En este western galáctico, el que más pone más saca. Y la próxima fiebre del oro será espacial.
Mientras el presupuesto espacial de Europa representa el 36% del de Estados Unidos, el de Rusia es el 9% del norteamericano y 18% respecto del chino.
Eso no significa que Rusia se haya quedado afuera de la carrera espacial, porque ya es un colaborador estrecho de Estados Unidos en la gestión de la Estación Espacial Internacional y por más que juegue al poker y proteste en los foros internacionales, el Coloso del Norte también podría exigirle que respete los acuerdos previos y no escatime su desarrollo tecnológico, superior y más completo que el de otros competidores.
Estados Unidos sabe que este desafío lo inauguró Rusia cuando logró poner en órbita un satélite artificial, Sputnik 1, el 4 de octubre de 1957. Tras varios intentos fallidos, ellos también se anotaron un punto con Explorer 1, el 1 de febrero de 1958.
Tres años más tarde, el 12 de abril de 1961, Rusia nuevamente marcaba un record: Yuri Gagarin fue el primer humano que logró volar al espacio y orbitar la Tierra.
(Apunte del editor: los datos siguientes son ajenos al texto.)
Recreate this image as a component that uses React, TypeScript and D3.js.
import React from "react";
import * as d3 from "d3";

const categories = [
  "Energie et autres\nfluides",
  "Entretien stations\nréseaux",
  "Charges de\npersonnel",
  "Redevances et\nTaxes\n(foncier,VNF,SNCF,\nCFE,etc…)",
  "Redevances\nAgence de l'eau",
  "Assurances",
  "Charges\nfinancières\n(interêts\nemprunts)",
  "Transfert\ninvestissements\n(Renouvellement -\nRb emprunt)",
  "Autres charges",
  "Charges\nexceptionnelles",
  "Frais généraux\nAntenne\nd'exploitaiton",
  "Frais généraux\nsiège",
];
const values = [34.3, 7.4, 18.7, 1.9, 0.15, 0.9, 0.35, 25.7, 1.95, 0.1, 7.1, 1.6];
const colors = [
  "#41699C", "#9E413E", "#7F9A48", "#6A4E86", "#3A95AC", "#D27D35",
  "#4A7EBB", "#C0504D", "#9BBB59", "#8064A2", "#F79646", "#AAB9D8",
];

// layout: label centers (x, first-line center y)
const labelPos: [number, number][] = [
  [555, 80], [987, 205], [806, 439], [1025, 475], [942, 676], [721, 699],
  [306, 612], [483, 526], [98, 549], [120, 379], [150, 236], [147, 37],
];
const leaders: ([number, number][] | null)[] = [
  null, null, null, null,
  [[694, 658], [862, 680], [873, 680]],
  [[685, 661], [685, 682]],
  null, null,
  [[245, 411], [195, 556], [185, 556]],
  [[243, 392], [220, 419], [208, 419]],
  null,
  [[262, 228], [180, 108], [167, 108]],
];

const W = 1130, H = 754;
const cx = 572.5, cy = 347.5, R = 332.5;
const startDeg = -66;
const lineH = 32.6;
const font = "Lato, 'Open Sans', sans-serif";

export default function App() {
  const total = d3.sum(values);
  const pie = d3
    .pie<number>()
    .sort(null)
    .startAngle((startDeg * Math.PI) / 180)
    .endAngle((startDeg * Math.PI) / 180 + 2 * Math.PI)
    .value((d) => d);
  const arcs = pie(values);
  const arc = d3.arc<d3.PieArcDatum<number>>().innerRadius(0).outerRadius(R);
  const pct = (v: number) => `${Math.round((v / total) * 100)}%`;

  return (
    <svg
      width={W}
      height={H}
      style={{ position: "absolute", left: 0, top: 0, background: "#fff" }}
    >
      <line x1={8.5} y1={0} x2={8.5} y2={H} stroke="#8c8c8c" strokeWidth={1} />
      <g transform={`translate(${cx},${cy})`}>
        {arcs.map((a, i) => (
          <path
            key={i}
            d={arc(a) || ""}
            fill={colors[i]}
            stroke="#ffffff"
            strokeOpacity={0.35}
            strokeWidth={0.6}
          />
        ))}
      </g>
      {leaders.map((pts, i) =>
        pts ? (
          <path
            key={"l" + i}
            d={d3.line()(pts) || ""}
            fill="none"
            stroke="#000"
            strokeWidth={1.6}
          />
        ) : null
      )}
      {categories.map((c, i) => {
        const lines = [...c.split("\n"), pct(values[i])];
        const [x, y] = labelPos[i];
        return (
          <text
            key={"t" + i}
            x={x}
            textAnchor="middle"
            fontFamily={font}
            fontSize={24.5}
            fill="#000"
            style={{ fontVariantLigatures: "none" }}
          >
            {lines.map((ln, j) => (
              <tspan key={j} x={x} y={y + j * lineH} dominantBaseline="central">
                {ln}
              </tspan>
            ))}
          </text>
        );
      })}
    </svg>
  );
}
Años más tarde, el presidente John F. Kennedy les prometió la Luna a los americanos y se las mostró, por televisión.
Como si de una pulseada se tratara, fueron de Rusia la primera mujer que llegó al espacio (Valentina Tereshkova, en 1963), la primera caminata espacial tanto masculina como femenina (Alekséi Leónov, 1965; Svetlana Savitskaya, 1984), la primera estación espacial (Salyut 1, 1971); y las primeras sondas interplanetarias que merodearon por Marte y Venus.
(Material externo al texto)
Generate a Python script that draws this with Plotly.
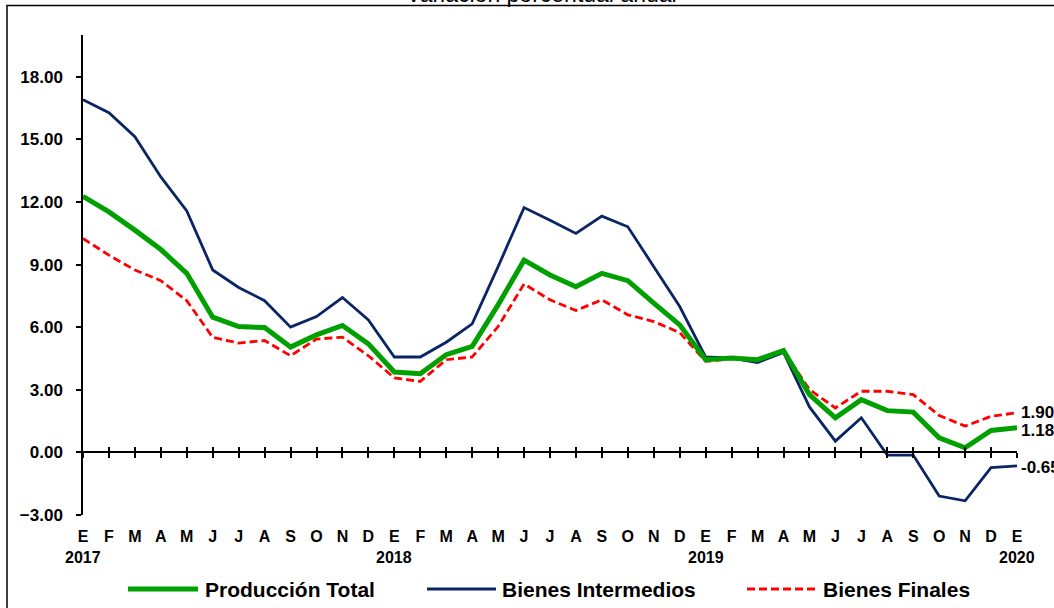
import plotly.graph_objects as go

months = ["E", "F", "M", "A", "M", "J", "J", "A", "S", "O", "N", "D"] * 3 + ["E"]
years = ["2017", "2018", "2019", "2020"]
year_idx = [0, 12, 24, 36]
y_ticks = [-3, 0, 3, 6, 9, 12, 15, 18]

produccion_total = [12.27, 11.52, 10.65, 9.72, 8.58, 6.48, 6.03, 5.98, 5.05, 5.63, 6.08, 5.20,
                    3.85, 3.77, 4.68, 5.08, 7.07, 9.21, 8.50, 7.94, 8.58, 8.23, 7.15, 6.11,
                    4.44, 4.52, 4.44, 4.88, 2.77, 1.66, 2.53, 2.00, 1.93, 0.70, 0.22, 1.05,
                    1.18]
bienes_intermedios = [16.90, 16.28, 15.13, 13.20, 11.57, 8.74, 7.90, 7.27, 6.00, 6.51, 7.42, 6.35,
                      4.57, 4.57, 5.28, 6.16, 8.90, 11.73, 11.12, 10.49, 11.32, 10.81, 8.90, 6.99,
                      4.57, 4.52, 4.31, 4.79, 2.18, 0.54, 1.66, -0.13, -0.13, -2.09, -2.32, -0.73,
                      -0.65]
bienes_finales = [10.25, 9.45, 8.74, 8.23, 7.27, 5.51, 5.24, 5.36, 4.63, 5.43, 5.52, 4.63,
                  3.57, 3.40, 4.44, 4.57, 6.03, 8.07, 7.31, 6.80, 7.31, 6.59, 6.27, 5.74,
                  4.36, 4.49, 4.39, 4.88, 3.01, 2.13, 2.93, 2.93, 2.77, 1.77, 1.26, 1.73,
                  1.90]

W, H = 1054, 608
L, R, T, B = 83, 37, 35, 93
PW, PH = W - L - R, H - T - B


def px(xp):
    return (xp - L) / PW


def py(yp):
    return (H - B - yp) / PH


GREEN = "#00A000"
NAVY = "#0B2463"
RED = "#FF0000"
FONT = "Arial"
idx = list(range(len(months)))

fig = go.Figure()
fig.add_trace(go.Scatter(x=idx, y=bienes_intermedios, mode="lines", name="Bienes Intermedios",
                         line=dict(color=NAVY, width=2.8), showlegend=False))
fig.add_trace(go.Scatter(x=idx, y=bienes_finales, mode="lines", name="Bienes Finales",
                         line=dict(color=RED, width=2.8, dash="8px,4px"), showlegend=False))
fig.add_trace(go.Scatter(x=idx, y=produccion_total, mode="lines", name="Producción Total",
                         line=dict(color=GREEN, width=5), showlegend=False))
# dummy traces to register the zero-line axes
fig.add_trace(go.Scatter(x=[], y=[], xaxis="x2", yaxis="y", showlegend=False, hoverinfo="skip"))
fig.add_trace(go.Scatter(x=[], y=[], xaxis="x3", yaxis="y", showlegend=False, hoverinfo="skip"))

zero_pos = (0 - (-3)) / (20 - (-3))

fig.update_layout(
    width=W, height=H,
    margin=dict(l=L, r=R, t=T, b=B),
    paper_bgcolor="white", plot_bgcolor="white",
    font=dict(family=FONT, color="black"),
    xaxis=dict(range=[0, 36], tickmode="array", tickvals=idx, ticktext=months,
               showline=False, showgrid=False, zeroline=False, ticks="",
               tickfont=dict(family=FONT, size=16, weight="bold", color="black"),
               ticklabelstandoff=10, fixedrange=True),
    xaxis2=dict(range=[0, 36], overlaying="x", anchor="free", position=zero_pos,
                tickmode="array", tickvals=idx, showticklabels=False,
                showline=True, linecolor="black", linewidth=1.5,
                ticks="outside", ticklen=5, tickwidth=1.5, tickcolor="black",
                showgrid=False, zeroline=False),
    xaxis3=dict(range=[0, 36], overlaying="x", anchor="free", position=zero_pos,
                tickmode="array", tickvals=idx, showticklabels=False,
                showline=False, ticks="inside", ticklen=5, tickwidth=1.5, tickcolor="black",
                showgrid=False, zeroline=False),
    yaxis=dict(range=[-3, 20], tickmode="array", tickvals=y_ticks, tickformat=".2f",
               showline=True, linecolor="black", linewidth=1.5,
               ticks="outside", ticklen=5, tickwidth=1.5, tickcolor="black",
               showgrid=False, zeroline=False,
               tickfont=dict(family=FONT, size=17, weight="bold", color="black"),
               ticklabelstandoff=10, fixedrange=True),
)

annotations = []
# title (cut off at the top in the reference)
annotations.append(dict(text="Variación porcentual anual", xref="paper", yref="paper",
                        x=px(541), y=py(-6.5), xanchor="center", yanchor="middle",
                        showarrow=False, font=dict(family=FONT, size=23, color="black")))
# years
for yi, yr in zip(year_idx, years):
    annotations.append(dict(text=yr, x=yi, xref="x", yref="paper", y=py(557),
                            xanchor="center", yanchor="middle", showarrow=False,
                            font=dict(family=FONT, size=16, weight="bold", color="black")))
# end labels
for series, ys in ((bienes_finales, 0), (produccion_total, -3), (bienes_intermedios, -2)):
    v = series[-1]
    annotations.append(dict(text=f"{v:.2f}", x=36, y=v, xref="x", yref="y",
                            xanchor="left", yanchor="middle", xshift=2, yshift=ys,
                            showarrow=False,
                            font=dict(family=FONT, size=17, weight="bold", color="black")))

# manual legend
legend_items = [("Producción Total", GREEN, 5, "solid", 128, 198, 203),
                ("Bienes Intermedios", NAVY, 2.8, "solid", 427, 496, 500),
                ("Bienes Finales", RED, 2.8, "8px,4px", 747, 815, 821)]
shapes = []
LEG_Y = 589
for name, col, wd, dash, x0, x1, xt in legend_items:
    shapes.append(dict(type="line", xref="paper", yref="paper", x0=px(x0), x1=px(x1),
                       y0=py(LEG_Y), y1=py(LEG_Y), line=dict(color=col, width=wd, dash=dash)))
    annotations.append(dict(text=name, xref="paper", yref="paper", x=px(xt), y=py(LEG_Y),
                            xanchor="left", yanchor="middle", showarrow=False,
                            font=dict(family=FONT, size=21, weight="bold", color="black")))

# outer frame (extends past right and bottom edges)
shapes.append(dict(type="rect", xref="paper", yref="paper", x0=px(7), x1=px(1070),
                   y0=py(5.5), y1=py(630), line=dict(color="black", width=1.5),
                   fillcolor="rgba(0,0,0,0)", layer="above"))

fig.update_layout(annotations=annotations, shapes=shapes)
fig.write_html("out.html", config={"displayModeBar": False},
               post_script="document.body.style.margin='0';document.body.style.overflow='hidden';")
Delante de nuestros ojos se despliega una nueva geopolítica espacial que no importa de forma pareja a todos sus actores, pero en la que nadie quiere dejar su silla vacía ni perder su voto.
La humanidad está en los albores de increíbles desafíos y, desde estas playas lejanas, a los pequeños habitantes de este planeta que ni una vida entera nos alcanzaría para llegar a recorrerlo como quisiéramos nos queda una única esperanza: que esta nueva colonización no termine también militarizando el espacio.